Métaphysique de lumière bouddhiste

Niga Byakudo. River of Fire, River of Water and the narrow path to the pure land (source)
"Si vous croyez au pouvoir de Bouddha, vous renaîtrez et vous n’éteindrez pas l’eau et le feu par vos propres efforts.
Avec une foi sincère, de la joie et une récitation directe, Amitabha sera à la hauteur de ceux qui récitent le nom du Bouddha."

Il y a des parallèles intéressants entre le développement spirituel du bassin méditerranéen et l’Indosphère entre le VIème siècle av. J.-C. et le VIème siècle de notre ère. La pensée de cette époque était spirituelle, et tournée vers le divin.

La première tendance de ces théognostes méditerranéens et indiens, chercheurs de la connaissance directe du divin, semble avoir été la recherche de moyens d’ascension vers le monde divin. Ceci depuis au moins L'Épopée de Gilgamesh (2100 av. J.-C.), qui voulait atteindre le monde des dieux pour y trouver l’immortalité, suite à la mort de son ami Enki. Le ciel est généralement considéré comme le séjour d’entités divines ou intelligibles, à qui l’on attribue des pouvoirs immenses, dépassant de loin ceux des humains. Le monde divin ou intelligible est donc vu comme la source de ces pouvoirs. Pour obtenir de tels pouvoirs, il faut un contact avec les dieux, il faut ou bien monter auprès d’eux, ou les faire descendre ici-bas. Pourquoi tout semble aller mieux là-haut ? L’herbe y semble même plus verte.

Pour Platon, le monde sensible était une copie imparfaite du monde intelligible, “le monde des Idées”, où l’âme était invitée à (re)monter. Pour Plotin (IIIe siècle après J.-C.), l’ascension était toujours le mot d’ordre, mais le monde intelligible s’émana aussi vers le bas. L'Un déborde, produit l'Intellect, puis l'Âme, puis le monde sensible. La création devient émanation dans la pensée idéaliste. A son époque, se côtoient le christianisme “gnostique” et “orthodoxe”, ainsi que le judaïsme dont ils étaient originaires, les doctrines et pratiques “païennes”, gréco-romaines, égyptiennes, chaldéennes, etc., l’hermétisme avec son apport égyptien, le tout baignant dans une sauce hellénisée. L’idée de la descente du divin pour aider l’humanité se répand. L’humanité, vivant dans des temps troublés, en avait besoin.
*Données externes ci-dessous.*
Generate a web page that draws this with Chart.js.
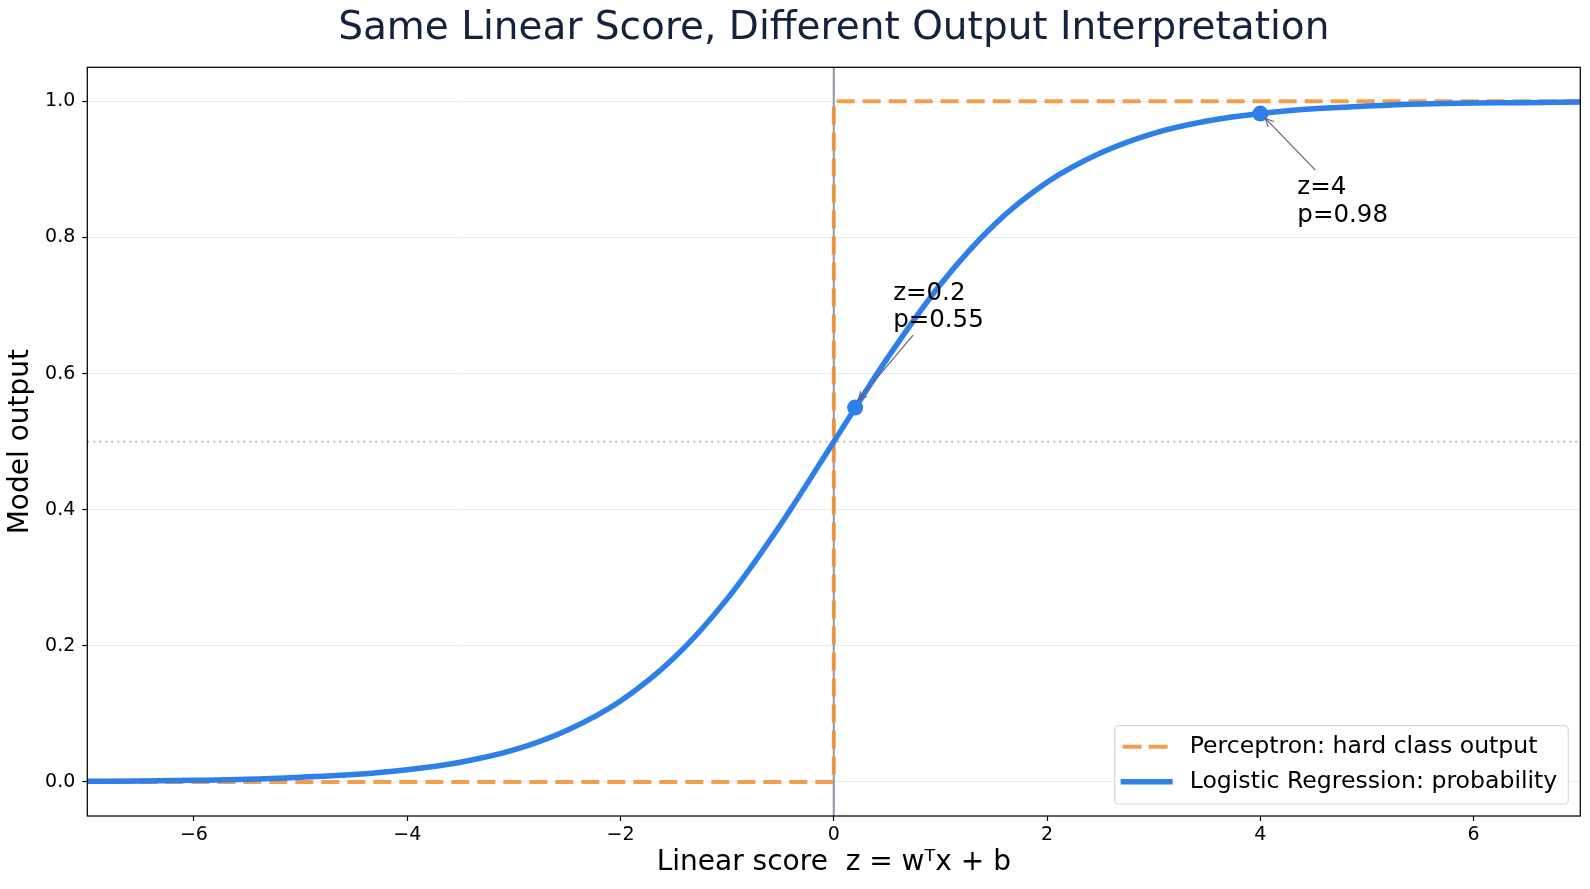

Peut-on forcer un messie à descendre, par la prière ou autrement ? Il semblerait que non. Cette décision semble être prise en haut, dans un plérôme monothéiste. C’était plus simple pour le néopythagoricien syrien Jamblique (IVe siècle), qui mettait les dieux et les daimons (païens) au travail par la théurgie (orientale) (≃ lha sgrub pa, rab gnas). “La théurgie consiste en une pratique rituelle par laquelle un réceptacle matériel est animé par une entité divine ou intelligible.[1]” Tout peut être investi de divin. Pour Jamblique, le monde était comme une "théophanie", une manifestation du divin, pour celui qui savait la percevoir. Contrairement aux (néo)platoniciens avant lui (et les bodhisattvas), Jamblique cherchait à s’engager activement avec le monde matériel, comme moyen de connexion avec le divin. Avec les croyances et les moyens de son temps.
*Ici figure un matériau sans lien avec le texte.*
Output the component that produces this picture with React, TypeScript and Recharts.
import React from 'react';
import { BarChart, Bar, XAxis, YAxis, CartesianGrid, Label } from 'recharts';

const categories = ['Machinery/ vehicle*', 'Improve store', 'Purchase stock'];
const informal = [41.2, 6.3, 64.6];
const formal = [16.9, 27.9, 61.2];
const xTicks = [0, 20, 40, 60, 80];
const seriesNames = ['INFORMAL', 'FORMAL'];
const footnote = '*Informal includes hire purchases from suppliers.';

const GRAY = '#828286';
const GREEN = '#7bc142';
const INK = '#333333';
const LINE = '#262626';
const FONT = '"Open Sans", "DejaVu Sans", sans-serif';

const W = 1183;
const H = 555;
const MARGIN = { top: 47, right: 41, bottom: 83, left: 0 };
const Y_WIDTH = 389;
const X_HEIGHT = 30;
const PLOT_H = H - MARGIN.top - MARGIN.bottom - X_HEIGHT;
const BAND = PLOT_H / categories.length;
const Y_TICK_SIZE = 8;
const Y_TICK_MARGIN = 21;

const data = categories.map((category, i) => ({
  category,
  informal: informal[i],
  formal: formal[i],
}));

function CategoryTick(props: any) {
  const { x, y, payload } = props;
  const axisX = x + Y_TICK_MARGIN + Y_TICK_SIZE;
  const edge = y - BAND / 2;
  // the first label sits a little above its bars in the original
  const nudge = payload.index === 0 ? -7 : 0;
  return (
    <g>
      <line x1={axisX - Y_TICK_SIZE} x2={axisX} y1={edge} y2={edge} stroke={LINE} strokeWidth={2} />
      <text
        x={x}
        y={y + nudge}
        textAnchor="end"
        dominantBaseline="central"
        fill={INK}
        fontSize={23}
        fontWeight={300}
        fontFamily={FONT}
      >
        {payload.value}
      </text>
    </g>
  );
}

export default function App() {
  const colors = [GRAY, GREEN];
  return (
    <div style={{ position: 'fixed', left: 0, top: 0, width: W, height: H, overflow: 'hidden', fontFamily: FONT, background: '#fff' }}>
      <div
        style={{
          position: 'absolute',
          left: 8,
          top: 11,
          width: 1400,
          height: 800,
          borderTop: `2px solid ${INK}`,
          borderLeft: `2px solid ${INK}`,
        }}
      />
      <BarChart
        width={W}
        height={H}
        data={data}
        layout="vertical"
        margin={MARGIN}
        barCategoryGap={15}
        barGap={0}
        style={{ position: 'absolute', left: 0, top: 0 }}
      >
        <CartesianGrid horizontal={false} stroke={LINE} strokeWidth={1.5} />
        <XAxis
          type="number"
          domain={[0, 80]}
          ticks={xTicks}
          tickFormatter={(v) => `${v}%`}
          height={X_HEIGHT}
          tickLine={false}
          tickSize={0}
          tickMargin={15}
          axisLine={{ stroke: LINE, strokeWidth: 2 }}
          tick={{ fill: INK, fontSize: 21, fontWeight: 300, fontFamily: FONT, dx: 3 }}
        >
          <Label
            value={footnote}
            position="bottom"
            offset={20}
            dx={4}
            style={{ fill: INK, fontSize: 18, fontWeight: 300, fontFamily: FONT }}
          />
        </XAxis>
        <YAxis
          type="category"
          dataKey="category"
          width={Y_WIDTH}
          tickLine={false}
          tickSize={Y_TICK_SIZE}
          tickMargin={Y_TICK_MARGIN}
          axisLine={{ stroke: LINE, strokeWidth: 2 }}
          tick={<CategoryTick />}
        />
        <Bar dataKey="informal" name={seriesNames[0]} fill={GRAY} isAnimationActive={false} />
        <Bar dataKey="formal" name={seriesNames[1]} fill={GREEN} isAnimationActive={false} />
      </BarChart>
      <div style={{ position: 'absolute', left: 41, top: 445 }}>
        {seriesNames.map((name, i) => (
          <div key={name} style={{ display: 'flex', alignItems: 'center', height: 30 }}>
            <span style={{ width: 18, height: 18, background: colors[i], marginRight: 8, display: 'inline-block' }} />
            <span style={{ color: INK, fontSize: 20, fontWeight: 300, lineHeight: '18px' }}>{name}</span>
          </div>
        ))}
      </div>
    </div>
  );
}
L’hiérophante Proclus (Vème siècle) embrassait également la théurgie et y associa la mystagogie (≃ gsang ba la ‘jug pa). Un hiérophante est un prêtre qui explique les mystères du sacré. Nous dirions maintenant un gourou ou un lama.
Ainsi en est-il de Proclus, nommé par Marinus « l’hiérophante du monde entier (τοῦ ὅλου κόσμου ἱεροφάντης) », c’est-à-dire celui qui révèle les choses sacrées aux initiés et qui est versé dans les cultes de toutes les nations, puisque l’objectif déclaré de Proclus consistait à concilier l’ensemble des théologies, autant grecques que barbares.[2]
L’hiératique est tout ce qui permet au hiérophante d’expliquer les mystères (grecques) : l’interprétation des mythes, l’initiation aux mystères. La théurgie (orientale) est tout ce qui concerne l’interaction avec le divin : divination, télestique, etc.
Prise au sens strict, la télestique réfère à l’animation des statues. Dans un sens large, elle inclut tous les rites d’initiation aux mystères, en particulier les exercices de purification du véhicule de l’âme (ὄχημα τῆς ψυχῆς). Pour ce qui est de la mantique [divination], nous verrons que c’est lorsque la mantique est de nature inspirée qu’elle peut être ainsi comparée à la théurgie considérée supérieure à la connaissance humaine par Proclus.[3]
De l’animation des statues en bois ou en pierre à l’animation des véhicules de l’âme semble être un petit pas.
La théurgie sert donc, en premier lieu, à préparer un réceptacle matériel pour la venue d’une présence divine.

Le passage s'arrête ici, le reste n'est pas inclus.